Values: A Key Asset to Family Business

Still pending: external and internal communication

19/01/2016 Madrid

Josep Tàpies

Directed by Josep Tàpies, the report analyzes how values are kept alive and passed on to succeeding generations in family businesses / Photo: IESE

Values are a key asset to family-owned businesses. A new report, led by IESE professor Josep Tàpies, analyzes how values are kept alive and passed on to succeeding generations in family businesses from Spain, Portugal and Latin America.

In Spain, 85 percent of companies are family owned, according to the Barcelona-based Institute of Family Business (Instituto de Empresa Familiar). Together, family businesses generate nearly 14 million jobs — that is, three out of every four private-sector jobs in the country. 

Faced with such figures, no one would question that family businesses are a pillar of the Spanish economy. But where does their strength come from?

In most cases, the core values that first launched the company continue to be key elements of the organization. But it can be difficult to keep these values alive under the pressure of generational differences, geographical distances between family members and the challenges presented by the company's growth.

These are the conclusions of the new report published by the Chair of Family-owned Business, run by IESE and Atrevia. It is based on qualitative and quantitative analyses of interviews, discussion groups and surveys conducted with managers of family businesses.

Participants included members of global companies such as Grupo Pascual, Damm, Gaes, Simões, Miguens and Proeza.

Handing Down Values

Most participants in the study agreed that belonging to a family-run business not only increased worker commitment, it also helped the business itself stand out. The family element, indeed, formed a basic part of the company's prestige and visibility.

In the survey, 70 percent of respondents considered that their company's status as a family business helped them to get ahead of the competition. Nearly 84 percent believed it to be beneficial to the firm's reputation, and almost 88 percent felt it added to the image held by the client or final consumer.
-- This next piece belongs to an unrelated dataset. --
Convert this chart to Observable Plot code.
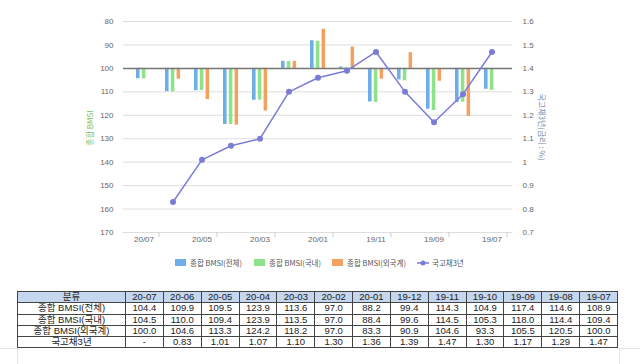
<!DOCTYPE html>
<html>
<head>
<meta charset="utf-8">
<script src="https://cdn.jsdelivr.net/npm/d3@7"></script>
<script src="https://cdn.jsdelivr.net/npm/@observablehq/plot@0.6"></script>
<style>
  html, body { margin: 0; padding: 0; background: #fff; }
  #wrap { position: relative; width: 640px; height: 364px; overflow: hidden; font-family: "Liberation Sans", Arial, sans-serif; }
  #chart { position: absolute; left: 0; top: 0; }
  #legend { position: absolute; top: 257px; left: 0; width: 640px; height: 12px; font-size: 7.5px; color: #555; font-family: "Noto Sans CJK KR", "Liberation Sans", sans-serif; }
  .lg { position: absolute; top: 0; display: flex; align-items: center; white-space: nowrap; }
  .sw { width: 11px; height: 7px; margin-right: 4px; }
  #tbl { position: absolute; left: 17px; top: 291px; border-collapse: collapse; font-size: 9.5px; color: #222; table-layout: fixed; font-family: "Liberation Sans", "Noto Sans CJK KR", sans-serif; }
  #tbl td, #tbl th { border: 1px solid #444; height: 10.3px; line-height: 10px; padding: 0; text-align: center; font-weight: normal; overflow: hidden; white-space: nowrap; }
  #tbl th { background: #c5d7ee; }
</style>
</head>
<body>
<div id="wrap">
  <div id="chart"></div>
  <div id="legend"></div>
  <table id="tbl"></table>
  <div style="position:absolute;left:0;top:348px;width:17px;height:1px;background:#e4e4e4"></div>
  <div style="position:absolute;left:17px;top:348px;width:1px;height:16px;background:#e4e4e4"></div>
  <div style="position:absolute;left:619px;top:348px;width:21px;height:1px;background:#e4e4e4"></div>
  <div style="position:absolute;left:619px;top:348px;width:1px;height:16px;background:#e4e4e4"></div>
</div>
<script>
// ---- data ----
const categories = ["20-07","20-06","20-05","20-04","20-03","20-02","20-01","19-12","19-11","19-10","19-09","19-08","19-07"];
const bmsiTotal    = [104.4,109.9,109.5,123.9,113.6,97.0,88.2,99.4,114.3,104.9,117.4,114.6,108.9];
const bmsiDomestic = [104.5,110.0,109.4,123.9,113.5,97.0,88.4,99.6,114.5,105.3,118.0,114.4,109.4];
const bmsiForeign  = [100.0,104.6,113.3,124.2,118.2,97.0,83.3,90.9,104.6,93.3,105.5,120.5,100.0];
const bond3y       = [null,0.83,1.01,1.07,1.10,1.30,1.36,1.39,1.47,1.30,1.17,1.29,1.47];
const seriesNames  = ["종합 BMSI(전체)","종합 BMSI(국내)","종합 BMSI(외국계)","국고채3년"];
const colors       = ["#6eaee6","#8ee38a","#f4a05e","#7b7bd8"];
const leftTicks    = [80,90,100,110,120,130,140,150,160,170];
const rightTicks   = [0.7,0.8,0.9,1.0,1.1,1.2,1.3,1.4,1.5,1.6];

// right axis (rate) mapped onto left axis: 1.6 -> 80, 0.7 -> 170
const toLeft = r => 240 - 100 * r;
const toRate = v => (240 - v) / 100;

const rows = categories.map((c, i) => ({cat: c, total: bmsiTotal[i], dom: bmsiDomestic[i], fgn: bmsiForeign[i], rate: bond3y[i]}));
const rateRows = rows.filter(d => d.rate != null);

const W = 640, H = 250, ML = 123, MR = 128;
const bw = (W - ML - MR) / categories.length;

const chart = Plot.plot({
  width: W, height: H,
  marginLeft: ML, marginRight: MR, marginTop: 21, marginBottom: 18,
  style: {fontFamily: "'Liberation Sans', Arial, sans-serif", fontSize: "8px", color: "#666", background: "transparent"},
  x: {type: "band", domain: categories, padding: 0},
  y: {domain: [80, 170], reverse: true},
  marks: [
    Plot.ruleY(leftTicks, {stroke: "#dedede", strokeWidth: 1}),
    Plot.barY(rows, {x: "cat", y1: () => 100, y2: "total", fill: colors[0], insetLeft: 7, insetRight: bw - 11.5}),
    Plot.barY(rows, {x: "cat", y1: () => 100, y2: "dom", fill: colors[1], insetLeft: 12.8, insetRight: bw - 17.3}),
    Plot.barY(rows, {x: "cat", y1: () => 100, y2: "fgn", fill: colors[2], insetLeft: 18.6, insetRight: bw - 23}),
    Plot.ruleY([100], {stroke: "#777", strokeWidth: 1.5}),
    Plot.line(rateRows, {x: "cat", y: d => toLeft(d.rate), stroke: colors[3], strokeWidth: 1.5}),
    Plot.dot(rateRows, {x: "cat", y: d => toLeft(d.rate), r: 3, fill: colors[3]}),
    Plot.axisY(leftTicks, {anchor: "left", tickSize: 0, tickPadding: 10, fill: "#666", label: null}),
    Plot.axisY(rightTicks.map(toLeft), {anchor: "right", tickSize: 0, tickPadding: 10, fill: "#666", label: null,
      tickFormat: v => String(+toRate(v).toFixed(1))}),
    Plot.axisX(categories.filter((c, i) => i % 2 === 0), {anchor: "bottom", tickSize: 0, tickPadding: 4, fill: "#666", label: null,
      tickFormat: d => d.replace("-", "/")}),
    Plot.ruleX(categories.filter((c, i) => i % 2 === 0), {x: d => d, y1: () => 170, y2: () => 172.2, dx: bw / 2, stroke: "#ccc"}),
    Plot.text(["종합 BMSI"], {frameAnchor: "left", textAnchor: "middle", dx: -33, dy: 1, rotate: -90, fill: "#7cbf5a", fontSize: 8,
      fontFamily: "'Noto Sans CJK KR', sans-serif"}),
    Plot.text(["국고채3년(금리 : %)"], {frameAnchor: "right", textAnchor: "middle", dx: 29, dy: 0, rotate: 90, fill: "#7a88a8", fontSize: 8,
      fontFamily: "'Noto Sans CJK KR', sans-serif"})
  ]
});
document.getElementById("chart").appendChild(chart);

// legend
const legend = document.getElementById("legend");
const lgX = [175, 254, 332, 417];
seriesNames.forEach((name, i) => {
  const item = document.createElement("div");
  item.className = "lg";
  item.style.left = lgX[i] + "px";
  if (i < 3) {
    item.innerHTML = `<span class="sw" style="background:${colors[i]}"></span><span>${name}</span>`;
  } else {
    item.innerHTML = `<svg width="12" height="8" style="margin-right:3px"><line x1="0" y1="4" x2="12" y2="4" stroke="${colors[3]}" stroke-width="1.5"/><circle cx="6" cy="4" r="2.5" fill="${colors[3]}"/></svg><span>${name}</span>`;
  }
  legend.appendChild(item);
});

// table
const tbl = document.getElementById("tbl");
const colW = 37.85;
let html = `<colgroup><col style="width:108px">${categories.map(() => `<col style="width:${colW}px">`).join("")}</colgroup>`;
html += `<tr><th>분류</th>${categories.map(c => `<th>${c}</th>`).join("")}</tr>`;
const tRows = [
  [seriesNames[0], bmsiTotal.map(v => v.toFixed(1))],
  [seriesNames[1], bmsiDomestic.map(v => v.toFixed(1))],
  [seriesNames[2], bmsiForeign.map(v => v.toFixed(1))],
  [seriesNames[3], bond3y.map(v => v == null ? "-" : v.toFixed(2))]
];
tRows.forEach(([name, vals]) => {
  html += `<tr><td>${name}</td>${vals.map(v => `<td>${v}</td>`).join("")}</tr>`;
});
tbl.innerHTML = html;
</script>
</body>
</html>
Communication at Family Headquarters

Even though family values are clearly defined (most companies have some sort of document that lays them out), it is often more difficult to make sure that everyone — family insiders and outside employees alike — follow them.

Communication is an indispensable tool for keeping these values alive, both within the family nucleus and throughout the wider business culture, as well as for spreading them beyond the limits of the firm.

Communication is also necessary to keep family members informed of the company's progress. Almost 60 percent of family enterprises lacked formal communication tools to inform other family members (who, when they were informed, often received the information at family gatherings) of how the company was doing. This lack goes some way to explaining the 42 percent of those surveyed who were not aware even of their firm's volume of business.

This absence of established channels was particularly striking given that survey respondents were well aware of their importance. A clear majority admitted that the existence of formal communication mechanisms influenced the level of family commitment to the company (79 percent), assurance of continuity (72 percent) and growth (69 percent). Moreover, 81 percent believed that such mechanisms helped pass on the family values that sustained their companies.

Communication Stops at the Door

Most of the companies surveyed also lacked strategic communication plans and protocols. This was in spite of the fact that almost all of the interviewees agreed that the family element was something to highlight in external communication. Indeed, 41 percent of companies used their identity as a family business to add corporate value.

Notably, over half of participants reported that their firms' public representatives had not received any training nor instructions on how they should communicate with the media. Only a quarter had a designated spokesman for times of crisis.

As a result, although many of the companies in the study invested resources in promoting their brand and their business, corporate communication received short shrift.